"""

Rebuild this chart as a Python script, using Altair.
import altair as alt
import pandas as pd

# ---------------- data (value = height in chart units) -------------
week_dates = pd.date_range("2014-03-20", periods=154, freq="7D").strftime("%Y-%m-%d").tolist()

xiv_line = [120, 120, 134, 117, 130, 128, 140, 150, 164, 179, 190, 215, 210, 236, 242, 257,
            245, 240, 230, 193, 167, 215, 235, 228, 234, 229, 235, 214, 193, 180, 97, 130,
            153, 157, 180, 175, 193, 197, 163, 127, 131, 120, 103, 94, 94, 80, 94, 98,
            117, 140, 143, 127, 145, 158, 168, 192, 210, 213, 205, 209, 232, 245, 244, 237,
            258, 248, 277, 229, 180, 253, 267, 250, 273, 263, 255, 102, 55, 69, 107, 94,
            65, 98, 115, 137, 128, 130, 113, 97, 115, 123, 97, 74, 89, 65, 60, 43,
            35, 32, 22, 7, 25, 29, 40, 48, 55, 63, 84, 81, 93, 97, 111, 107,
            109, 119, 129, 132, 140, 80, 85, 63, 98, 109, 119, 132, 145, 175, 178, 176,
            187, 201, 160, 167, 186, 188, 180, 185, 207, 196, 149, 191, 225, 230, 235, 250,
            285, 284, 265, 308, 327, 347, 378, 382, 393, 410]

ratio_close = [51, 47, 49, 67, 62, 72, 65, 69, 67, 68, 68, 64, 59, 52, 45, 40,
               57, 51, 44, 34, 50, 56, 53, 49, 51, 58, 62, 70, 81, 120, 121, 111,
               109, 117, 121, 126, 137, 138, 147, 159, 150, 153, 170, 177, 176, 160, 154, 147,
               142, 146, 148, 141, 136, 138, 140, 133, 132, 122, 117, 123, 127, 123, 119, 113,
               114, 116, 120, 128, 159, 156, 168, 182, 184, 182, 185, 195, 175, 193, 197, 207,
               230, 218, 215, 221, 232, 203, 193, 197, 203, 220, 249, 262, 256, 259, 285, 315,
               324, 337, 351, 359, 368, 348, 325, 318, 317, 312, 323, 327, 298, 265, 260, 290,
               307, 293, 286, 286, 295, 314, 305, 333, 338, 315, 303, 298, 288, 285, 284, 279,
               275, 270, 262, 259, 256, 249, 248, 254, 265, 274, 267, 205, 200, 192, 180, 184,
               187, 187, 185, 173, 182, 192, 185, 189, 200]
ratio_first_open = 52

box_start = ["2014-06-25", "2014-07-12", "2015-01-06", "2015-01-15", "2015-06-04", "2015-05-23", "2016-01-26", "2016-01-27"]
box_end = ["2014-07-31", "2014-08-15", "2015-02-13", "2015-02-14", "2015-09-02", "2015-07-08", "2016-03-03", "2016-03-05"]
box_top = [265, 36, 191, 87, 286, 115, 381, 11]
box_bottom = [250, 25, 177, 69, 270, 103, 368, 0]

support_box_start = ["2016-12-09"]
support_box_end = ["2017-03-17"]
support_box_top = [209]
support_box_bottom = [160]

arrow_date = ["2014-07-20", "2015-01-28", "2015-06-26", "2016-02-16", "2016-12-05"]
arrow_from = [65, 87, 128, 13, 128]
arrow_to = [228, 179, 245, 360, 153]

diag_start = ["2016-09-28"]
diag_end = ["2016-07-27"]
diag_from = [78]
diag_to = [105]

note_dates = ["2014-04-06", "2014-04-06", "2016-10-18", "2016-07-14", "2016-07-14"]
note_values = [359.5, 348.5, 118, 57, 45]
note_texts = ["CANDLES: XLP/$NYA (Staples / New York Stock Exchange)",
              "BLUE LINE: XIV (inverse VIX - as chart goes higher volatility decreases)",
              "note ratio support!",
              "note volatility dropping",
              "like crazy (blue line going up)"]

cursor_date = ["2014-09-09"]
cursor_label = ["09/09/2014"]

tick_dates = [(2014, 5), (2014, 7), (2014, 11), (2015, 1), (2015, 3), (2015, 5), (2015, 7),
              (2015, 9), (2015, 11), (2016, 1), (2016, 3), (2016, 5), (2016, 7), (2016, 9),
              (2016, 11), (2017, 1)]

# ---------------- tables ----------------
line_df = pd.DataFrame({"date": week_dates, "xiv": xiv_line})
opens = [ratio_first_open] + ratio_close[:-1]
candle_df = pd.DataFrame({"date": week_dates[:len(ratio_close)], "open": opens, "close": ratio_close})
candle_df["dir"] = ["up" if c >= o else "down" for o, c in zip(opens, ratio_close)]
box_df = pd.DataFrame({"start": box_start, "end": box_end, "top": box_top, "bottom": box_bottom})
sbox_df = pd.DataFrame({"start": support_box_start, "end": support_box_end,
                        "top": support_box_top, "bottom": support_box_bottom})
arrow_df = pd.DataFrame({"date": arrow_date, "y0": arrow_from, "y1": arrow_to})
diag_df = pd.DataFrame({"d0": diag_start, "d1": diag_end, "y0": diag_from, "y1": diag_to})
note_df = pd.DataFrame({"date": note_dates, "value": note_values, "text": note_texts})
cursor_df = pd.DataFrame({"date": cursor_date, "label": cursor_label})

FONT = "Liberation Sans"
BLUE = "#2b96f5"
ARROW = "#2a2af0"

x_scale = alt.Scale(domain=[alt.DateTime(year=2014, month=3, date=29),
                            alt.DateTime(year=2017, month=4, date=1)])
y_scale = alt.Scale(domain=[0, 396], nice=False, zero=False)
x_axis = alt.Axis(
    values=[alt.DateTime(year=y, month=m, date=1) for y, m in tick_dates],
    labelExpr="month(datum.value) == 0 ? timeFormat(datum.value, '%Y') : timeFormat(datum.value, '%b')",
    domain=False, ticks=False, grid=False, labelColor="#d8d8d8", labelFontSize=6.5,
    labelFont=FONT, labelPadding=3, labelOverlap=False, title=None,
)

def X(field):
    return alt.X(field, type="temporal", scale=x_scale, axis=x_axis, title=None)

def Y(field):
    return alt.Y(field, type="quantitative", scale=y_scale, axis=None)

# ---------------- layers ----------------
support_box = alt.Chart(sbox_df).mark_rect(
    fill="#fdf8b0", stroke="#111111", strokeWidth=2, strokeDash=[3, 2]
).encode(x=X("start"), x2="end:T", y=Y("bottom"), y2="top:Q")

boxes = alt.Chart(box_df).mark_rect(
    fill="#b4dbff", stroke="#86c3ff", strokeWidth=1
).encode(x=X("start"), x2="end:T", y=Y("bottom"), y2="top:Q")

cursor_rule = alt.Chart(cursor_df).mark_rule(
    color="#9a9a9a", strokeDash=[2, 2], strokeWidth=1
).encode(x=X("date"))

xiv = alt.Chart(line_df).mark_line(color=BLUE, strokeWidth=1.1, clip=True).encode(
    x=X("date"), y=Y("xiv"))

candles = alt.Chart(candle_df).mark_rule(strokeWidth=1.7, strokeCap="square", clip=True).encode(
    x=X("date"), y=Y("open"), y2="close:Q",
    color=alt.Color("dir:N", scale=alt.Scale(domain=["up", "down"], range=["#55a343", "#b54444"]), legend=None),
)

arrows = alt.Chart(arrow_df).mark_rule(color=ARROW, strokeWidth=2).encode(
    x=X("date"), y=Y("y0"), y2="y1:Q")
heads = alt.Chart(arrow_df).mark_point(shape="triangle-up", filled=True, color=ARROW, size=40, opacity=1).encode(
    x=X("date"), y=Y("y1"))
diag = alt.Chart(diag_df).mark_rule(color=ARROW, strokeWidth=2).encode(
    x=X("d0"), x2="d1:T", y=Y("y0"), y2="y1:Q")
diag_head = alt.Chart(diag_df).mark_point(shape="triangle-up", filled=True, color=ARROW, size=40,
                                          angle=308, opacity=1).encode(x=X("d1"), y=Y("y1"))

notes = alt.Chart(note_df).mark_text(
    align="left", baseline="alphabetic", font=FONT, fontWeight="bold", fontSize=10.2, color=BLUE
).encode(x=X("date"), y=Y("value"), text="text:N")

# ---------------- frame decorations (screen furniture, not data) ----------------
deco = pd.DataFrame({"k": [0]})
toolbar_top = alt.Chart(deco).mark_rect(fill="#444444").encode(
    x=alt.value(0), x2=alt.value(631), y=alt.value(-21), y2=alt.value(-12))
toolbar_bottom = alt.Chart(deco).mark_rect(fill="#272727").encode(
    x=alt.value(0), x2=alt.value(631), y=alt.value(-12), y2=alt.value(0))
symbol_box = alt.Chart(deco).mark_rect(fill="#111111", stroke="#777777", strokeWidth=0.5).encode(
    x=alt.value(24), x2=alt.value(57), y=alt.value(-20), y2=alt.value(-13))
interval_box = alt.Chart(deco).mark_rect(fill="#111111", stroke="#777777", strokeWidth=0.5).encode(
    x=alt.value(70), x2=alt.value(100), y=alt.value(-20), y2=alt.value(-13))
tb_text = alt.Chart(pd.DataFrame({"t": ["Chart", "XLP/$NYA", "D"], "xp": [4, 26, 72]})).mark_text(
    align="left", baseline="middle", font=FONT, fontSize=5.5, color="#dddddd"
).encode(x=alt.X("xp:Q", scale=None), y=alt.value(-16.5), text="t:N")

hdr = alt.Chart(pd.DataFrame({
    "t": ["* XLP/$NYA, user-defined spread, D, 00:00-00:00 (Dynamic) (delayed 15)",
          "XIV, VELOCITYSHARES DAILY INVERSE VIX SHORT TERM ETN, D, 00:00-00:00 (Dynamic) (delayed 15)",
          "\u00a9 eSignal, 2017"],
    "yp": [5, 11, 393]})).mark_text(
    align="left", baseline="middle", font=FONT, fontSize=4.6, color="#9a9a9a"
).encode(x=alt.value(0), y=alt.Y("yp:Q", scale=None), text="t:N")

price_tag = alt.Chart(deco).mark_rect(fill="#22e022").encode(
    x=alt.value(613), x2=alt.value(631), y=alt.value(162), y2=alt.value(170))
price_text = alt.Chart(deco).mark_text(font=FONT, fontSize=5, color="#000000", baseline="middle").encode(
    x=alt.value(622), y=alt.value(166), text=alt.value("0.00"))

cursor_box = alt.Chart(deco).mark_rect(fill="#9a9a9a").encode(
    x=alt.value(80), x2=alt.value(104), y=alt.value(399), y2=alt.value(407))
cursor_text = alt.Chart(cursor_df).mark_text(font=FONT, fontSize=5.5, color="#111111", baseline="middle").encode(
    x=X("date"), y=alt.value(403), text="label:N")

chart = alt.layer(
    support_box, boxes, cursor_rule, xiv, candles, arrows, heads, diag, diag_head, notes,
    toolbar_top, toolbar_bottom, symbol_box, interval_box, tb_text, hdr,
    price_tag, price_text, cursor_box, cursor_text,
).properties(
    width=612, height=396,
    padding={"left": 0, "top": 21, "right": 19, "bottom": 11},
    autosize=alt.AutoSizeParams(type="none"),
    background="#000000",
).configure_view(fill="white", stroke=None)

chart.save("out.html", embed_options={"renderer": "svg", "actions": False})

"""
"""

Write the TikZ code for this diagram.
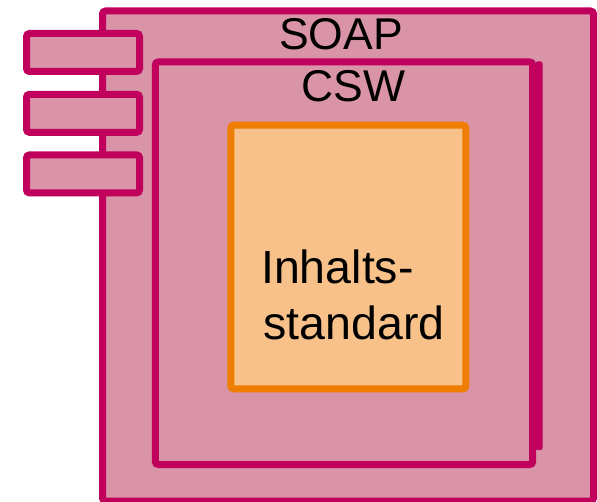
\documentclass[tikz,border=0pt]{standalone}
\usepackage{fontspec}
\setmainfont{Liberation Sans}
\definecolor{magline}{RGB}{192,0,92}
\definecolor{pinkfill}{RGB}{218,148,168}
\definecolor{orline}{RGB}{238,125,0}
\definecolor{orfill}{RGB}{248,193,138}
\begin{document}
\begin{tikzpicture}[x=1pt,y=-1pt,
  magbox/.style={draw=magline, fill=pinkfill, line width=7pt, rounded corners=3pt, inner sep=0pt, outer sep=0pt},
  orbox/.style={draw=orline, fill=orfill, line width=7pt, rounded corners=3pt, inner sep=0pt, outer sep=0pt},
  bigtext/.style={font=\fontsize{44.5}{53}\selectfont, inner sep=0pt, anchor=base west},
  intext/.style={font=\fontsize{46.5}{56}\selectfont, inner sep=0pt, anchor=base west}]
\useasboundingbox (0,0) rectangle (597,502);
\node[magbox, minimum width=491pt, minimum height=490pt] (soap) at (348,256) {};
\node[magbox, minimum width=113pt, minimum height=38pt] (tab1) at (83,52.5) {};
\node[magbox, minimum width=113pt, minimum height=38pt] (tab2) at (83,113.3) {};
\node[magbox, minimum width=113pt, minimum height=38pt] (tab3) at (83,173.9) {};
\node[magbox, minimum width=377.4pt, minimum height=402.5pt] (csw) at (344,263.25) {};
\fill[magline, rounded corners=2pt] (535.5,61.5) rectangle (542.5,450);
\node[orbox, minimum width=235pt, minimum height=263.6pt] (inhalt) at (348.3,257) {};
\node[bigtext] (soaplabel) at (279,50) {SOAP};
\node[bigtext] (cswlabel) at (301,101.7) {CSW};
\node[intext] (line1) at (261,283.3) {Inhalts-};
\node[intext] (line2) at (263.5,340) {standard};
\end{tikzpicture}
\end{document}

"""

▶ **What is required**:
Above are the entries. Quote exactly the lines from the one bearing "Rebuild this chart" through the one bearing "285, 284, 265, 308, 327, 347, 378, 382, 393, 410]".

▶ **Solution below**:
Rebuild this chart as a Python script, using Altair.
import altair as alt
import pandas as pd

# ---------------- data (value = height in chart units) -------------
week_dates = pd.date_range("2014-03-20", periods=154, freq="7D").strftime("%Y-%m-%d").tolist()

xiv_line = [120, 120, 134, 117, 130, 128, 140, 150, 164, 179, 190, 215, 210, 236, 242, 257,
            245, 240, 230, 193, 167, 215, 235, 228, 234, 229, 235, 214, 193, 180, 97, 130,
            153, 157, 180, 175, 193, 197, 163, 127, 131, 120, 103, 94, 94, 80, 94, 98,
            117, 140, 143, 127, 145, 158, 168, 192, 210, 213, 205, 209, 232, 245, 244, 237,
            258, 248, 277, 229, 180, 253, 267, 250, 273, 263, 255, 102, 55, 69, 107, 94,
            65, 98, 115, 137, 128, 130, 113, 97, 115, 123, 97, 74, 89, 65, 60, 43,
            35, 32, 22, 7, 25, 29, 40, 48, 55, 63, 84, 81, 93, 97, 111, 107,
            109, 119, 129, 132, 140, 80, 85, 63, 98, 109, 119, 132, 145, 175, 178, 176,
            187, 201, 160, 167, 186, 188, 180, 185, 207, 196, 149, 191, 225, 230, 235, 250,
            285, 284, 265, 308, 327, 347, 378, 382, 393, 410]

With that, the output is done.